In the entries below, find the line containing "Write the matplotlib code for this chart." and the line containing "ax.spines[s].set_linewidth(0.9)". Copy those two lines and everything between them exactly, without the pictures.

Records
--- START ---

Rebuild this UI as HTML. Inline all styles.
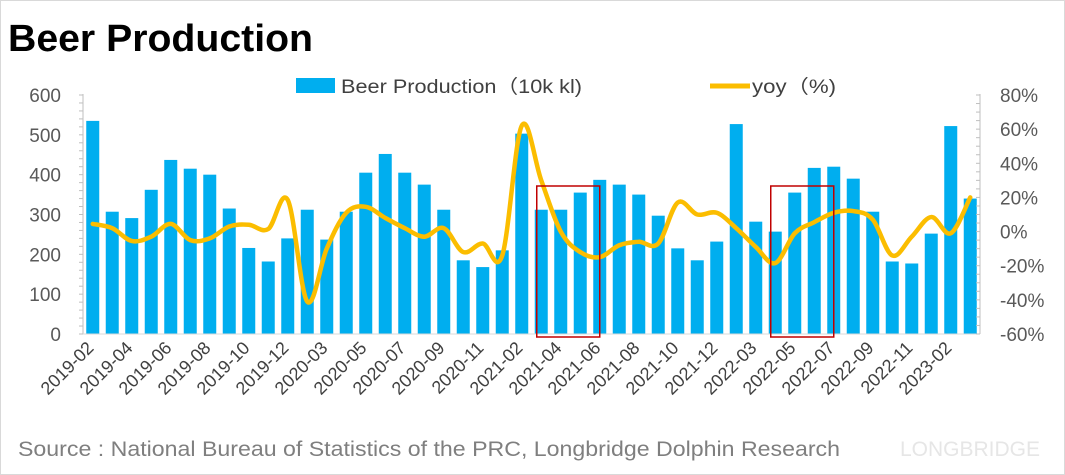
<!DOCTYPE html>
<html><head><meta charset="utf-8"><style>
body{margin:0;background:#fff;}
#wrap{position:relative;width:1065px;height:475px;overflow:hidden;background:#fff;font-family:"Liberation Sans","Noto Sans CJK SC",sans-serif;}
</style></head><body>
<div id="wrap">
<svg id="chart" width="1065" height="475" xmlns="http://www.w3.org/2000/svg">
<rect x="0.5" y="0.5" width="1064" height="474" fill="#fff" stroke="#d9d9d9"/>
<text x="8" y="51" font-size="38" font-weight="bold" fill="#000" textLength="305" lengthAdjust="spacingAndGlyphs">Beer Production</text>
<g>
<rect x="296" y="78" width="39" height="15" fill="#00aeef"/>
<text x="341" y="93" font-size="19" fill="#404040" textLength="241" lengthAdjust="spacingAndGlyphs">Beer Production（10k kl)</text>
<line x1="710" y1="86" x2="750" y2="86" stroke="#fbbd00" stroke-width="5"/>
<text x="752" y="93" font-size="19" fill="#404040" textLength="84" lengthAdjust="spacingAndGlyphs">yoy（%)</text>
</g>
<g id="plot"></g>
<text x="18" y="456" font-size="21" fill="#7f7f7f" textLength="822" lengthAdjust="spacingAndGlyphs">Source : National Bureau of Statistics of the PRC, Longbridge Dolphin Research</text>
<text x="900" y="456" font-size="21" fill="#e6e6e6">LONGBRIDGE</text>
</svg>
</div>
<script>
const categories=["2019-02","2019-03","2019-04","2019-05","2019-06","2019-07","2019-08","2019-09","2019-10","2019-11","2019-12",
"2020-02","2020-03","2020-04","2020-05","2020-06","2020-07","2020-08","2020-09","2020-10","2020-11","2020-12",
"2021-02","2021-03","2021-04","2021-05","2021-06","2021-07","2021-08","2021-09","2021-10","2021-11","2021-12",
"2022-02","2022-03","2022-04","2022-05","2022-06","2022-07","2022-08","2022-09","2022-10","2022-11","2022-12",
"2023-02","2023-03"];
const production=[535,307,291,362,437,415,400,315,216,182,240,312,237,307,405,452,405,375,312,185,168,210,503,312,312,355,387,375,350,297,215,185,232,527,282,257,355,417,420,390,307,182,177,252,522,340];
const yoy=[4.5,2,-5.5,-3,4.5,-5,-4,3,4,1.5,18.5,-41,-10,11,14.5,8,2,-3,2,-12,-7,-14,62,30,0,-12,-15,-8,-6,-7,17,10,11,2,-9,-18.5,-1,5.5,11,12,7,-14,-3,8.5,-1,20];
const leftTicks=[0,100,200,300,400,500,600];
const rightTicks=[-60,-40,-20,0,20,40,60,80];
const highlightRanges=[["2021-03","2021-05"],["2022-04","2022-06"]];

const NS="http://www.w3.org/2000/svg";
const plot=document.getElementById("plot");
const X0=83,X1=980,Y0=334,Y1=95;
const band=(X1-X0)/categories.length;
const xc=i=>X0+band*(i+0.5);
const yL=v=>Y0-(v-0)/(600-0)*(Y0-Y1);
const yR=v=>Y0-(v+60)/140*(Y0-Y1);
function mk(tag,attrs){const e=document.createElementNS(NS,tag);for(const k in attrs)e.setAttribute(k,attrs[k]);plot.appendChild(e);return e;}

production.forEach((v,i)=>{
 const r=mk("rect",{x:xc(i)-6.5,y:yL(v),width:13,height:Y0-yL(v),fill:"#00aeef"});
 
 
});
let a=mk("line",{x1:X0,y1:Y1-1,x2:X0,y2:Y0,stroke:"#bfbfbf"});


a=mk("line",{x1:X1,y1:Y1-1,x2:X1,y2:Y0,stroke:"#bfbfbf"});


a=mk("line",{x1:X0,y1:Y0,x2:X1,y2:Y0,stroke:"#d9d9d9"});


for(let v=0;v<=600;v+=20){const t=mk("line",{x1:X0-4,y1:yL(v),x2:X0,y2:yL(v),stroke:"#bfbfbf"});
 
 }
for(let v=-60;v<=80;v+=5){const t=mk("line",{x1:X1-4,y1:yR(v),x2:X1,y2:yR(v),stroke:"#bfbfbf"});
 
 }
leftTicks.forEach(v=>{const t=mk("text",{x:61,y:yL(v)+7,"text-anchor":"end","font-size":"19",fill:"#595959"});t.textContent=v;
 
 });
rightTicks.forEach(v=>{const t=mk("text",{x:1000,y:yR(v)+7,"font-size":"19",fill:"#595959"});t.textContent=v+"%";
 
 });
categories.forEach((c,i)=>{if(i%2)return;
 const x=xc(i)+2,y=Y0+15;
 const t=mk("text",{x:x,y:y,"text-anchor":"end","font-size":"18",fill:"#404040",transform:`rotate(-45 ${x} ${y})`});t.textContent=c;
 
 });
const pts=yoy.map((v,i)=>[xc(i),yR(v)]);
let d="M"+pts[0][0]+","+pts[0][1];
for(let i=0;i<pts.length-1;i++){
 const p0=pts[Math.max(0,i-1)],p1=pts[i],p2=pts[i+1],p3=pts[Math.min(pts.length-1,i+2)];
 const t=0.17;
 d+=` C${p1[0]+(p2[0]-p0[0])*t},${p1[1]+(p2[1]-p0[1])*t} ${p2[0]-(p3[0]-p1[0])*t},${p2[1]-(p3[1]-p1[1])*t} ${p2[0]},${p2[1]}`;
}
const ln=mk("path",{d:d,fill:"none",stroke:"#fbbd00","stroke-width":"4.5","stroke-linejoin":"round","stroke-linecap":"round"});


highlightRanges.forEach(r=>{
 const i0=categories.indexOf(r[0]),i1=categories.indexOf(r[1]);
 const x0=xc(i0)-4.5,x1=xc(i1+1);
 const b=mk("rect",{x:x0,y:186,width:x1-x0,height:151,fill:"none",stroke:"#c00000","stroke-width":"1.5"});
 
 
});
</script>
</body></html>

--- END ---
--- START ---

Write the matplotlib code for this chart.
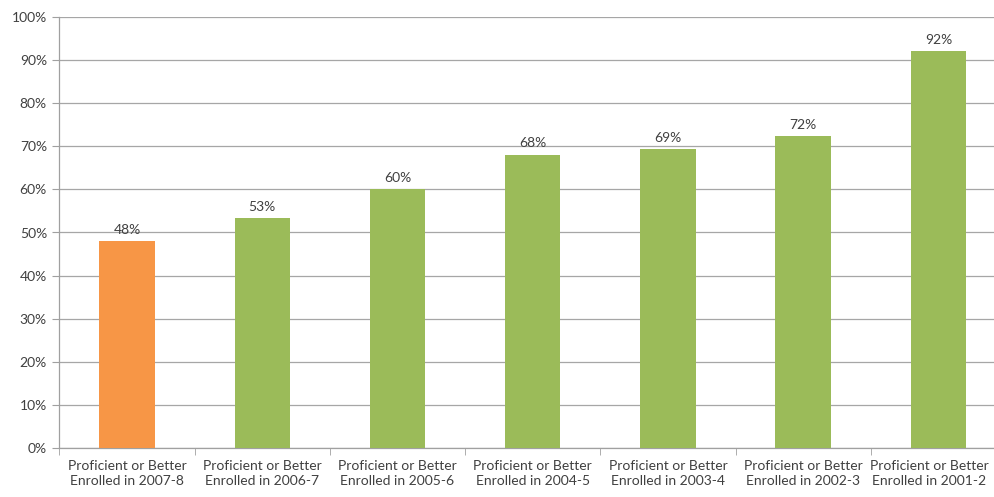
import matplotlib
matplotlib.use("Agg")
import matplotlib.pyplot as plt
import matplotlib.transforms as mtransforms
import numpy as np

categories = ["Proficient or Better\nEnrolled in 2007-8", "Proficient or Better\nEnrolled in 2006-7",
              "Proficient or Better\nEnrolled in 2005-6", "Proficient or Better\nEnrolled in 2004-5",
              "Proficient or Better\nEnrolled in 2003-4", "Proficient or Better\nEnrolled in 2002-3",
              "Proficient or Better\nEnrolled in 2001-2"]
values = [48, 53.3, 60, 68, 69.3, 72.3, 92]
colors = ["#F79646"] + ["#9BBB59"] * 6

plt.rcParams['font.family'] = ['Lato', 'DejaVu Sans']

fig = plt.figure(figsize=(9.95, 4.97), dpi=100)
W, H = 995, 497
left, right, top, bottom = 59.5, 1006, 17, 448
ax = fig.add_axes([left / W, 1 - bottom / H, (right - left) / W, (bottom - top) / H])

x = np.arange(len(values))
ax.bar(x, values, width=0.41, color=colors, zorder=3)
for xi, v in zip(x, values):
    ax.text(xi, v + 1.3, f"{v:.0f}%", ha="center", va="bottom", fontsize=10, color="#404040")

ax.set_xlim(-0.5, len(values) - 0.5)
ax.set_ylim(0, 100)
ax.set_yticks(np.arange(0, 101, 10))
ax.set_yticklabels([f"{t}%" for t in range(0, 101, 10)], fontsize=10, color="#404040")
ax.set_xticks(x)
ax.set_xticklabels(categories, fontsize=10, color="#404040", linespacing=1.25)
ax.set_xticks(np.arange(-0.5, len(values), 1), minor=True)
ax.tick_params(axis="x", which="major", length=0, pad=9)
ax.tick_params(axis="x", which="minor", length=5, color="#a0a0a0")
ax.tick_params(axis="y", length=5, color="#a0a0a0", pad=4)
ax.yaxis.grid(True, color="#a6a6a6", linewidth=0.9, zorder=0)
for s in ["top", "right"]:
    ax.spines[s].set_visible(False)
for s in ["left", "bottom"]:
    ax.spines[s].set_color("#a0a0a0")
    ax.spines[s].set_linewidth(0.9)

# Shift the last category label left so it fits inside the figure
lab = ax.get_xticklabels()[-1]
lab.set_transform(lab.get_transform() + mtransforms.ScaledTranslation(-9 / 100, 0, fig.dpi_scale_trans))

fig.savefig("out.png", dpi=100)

--- END ---

### Answer in full
Write the matplotlib code for this chart.
import matplotlib
matplotlib.use("Agg")
import matplotlib.pyplot as plt
import matplotlib.transforms as mtransforms
import numpy as np

categories = ["Proficient or Better\nEnrolled in 2007-8", "Proficient or Better\nEnrolled in 2006-7",
              "Proficient or Better\nEnrolled in 2005-6", "Proficient or Better\nEnrolled in 2004-5",
              "Proficient or Better\nEnrolled in 2003-4", "Proficient or Better\nEnrolled in 2002-3",
              "Proficient or Better\nEnrolled in 2001-2"]
values = [48, 53.3, 60, 68, 69.3, 72.3, 92]
colors = ["#F79646"] + ["#9BBB59"] * 6

plt.rcParams['font.family'] = ['Lato', 'DejaVu Sans']

fig = plt.figure(figsize=(9.95, 4.97), dpi=100)
W, H = 995, 497
left, right, top, bottom = 59.5, 1006, 17, 448
ax = fig.add_axes([left / W, 1 - bottom / H, (right - left) / W, (bottom - top) / H])

x = np.arange(len(values))
ax.bar(x, values, width=0.41, color=colors, zorder=3)
for xi, v in zip(x, values):
    ax.text(xi, v + 1.3, f"{v:.0f}%", ha="center", va="bottom", fontsize=10, color="#404040")

ax.set_xlim(-0.5, len(values) - 0.5)
ax.set_ylim(0, 100)
ax.set_yticks(np.arange(0, 101, 10))
ax.set_yticklabels([f"{t}%" for t in range(0, 101, 10)], fontsize=10, color="#404040")
ax.set_xticks(x)
ax.set_xticklabels(categories, fontsize=10, color="#404040", linespacing=1.25)
ax.set_xticks(np.arange(-0.5, len(values), 1), minor=True)
ax.tick_params(axis="x", which="major", length=0, pad=9)
ax.tick_params(axis="x", which="minor", length=5, color="#a0a0a0")
ax.tick_params(axis="y", length=5, color="#a0a0a0", pad=4)
ax.yaxis.grid(True, color="#a6a6a6", linewidth=0.9, zorder=0)
for s in ["top", "right"]:
    ax.spines[s].set_visible(False)
for s in ["left", "bottom"]:
    ax.spines[s].set_color("#a0a0a0")
    ax.spines[s].set_linewidth(0.9)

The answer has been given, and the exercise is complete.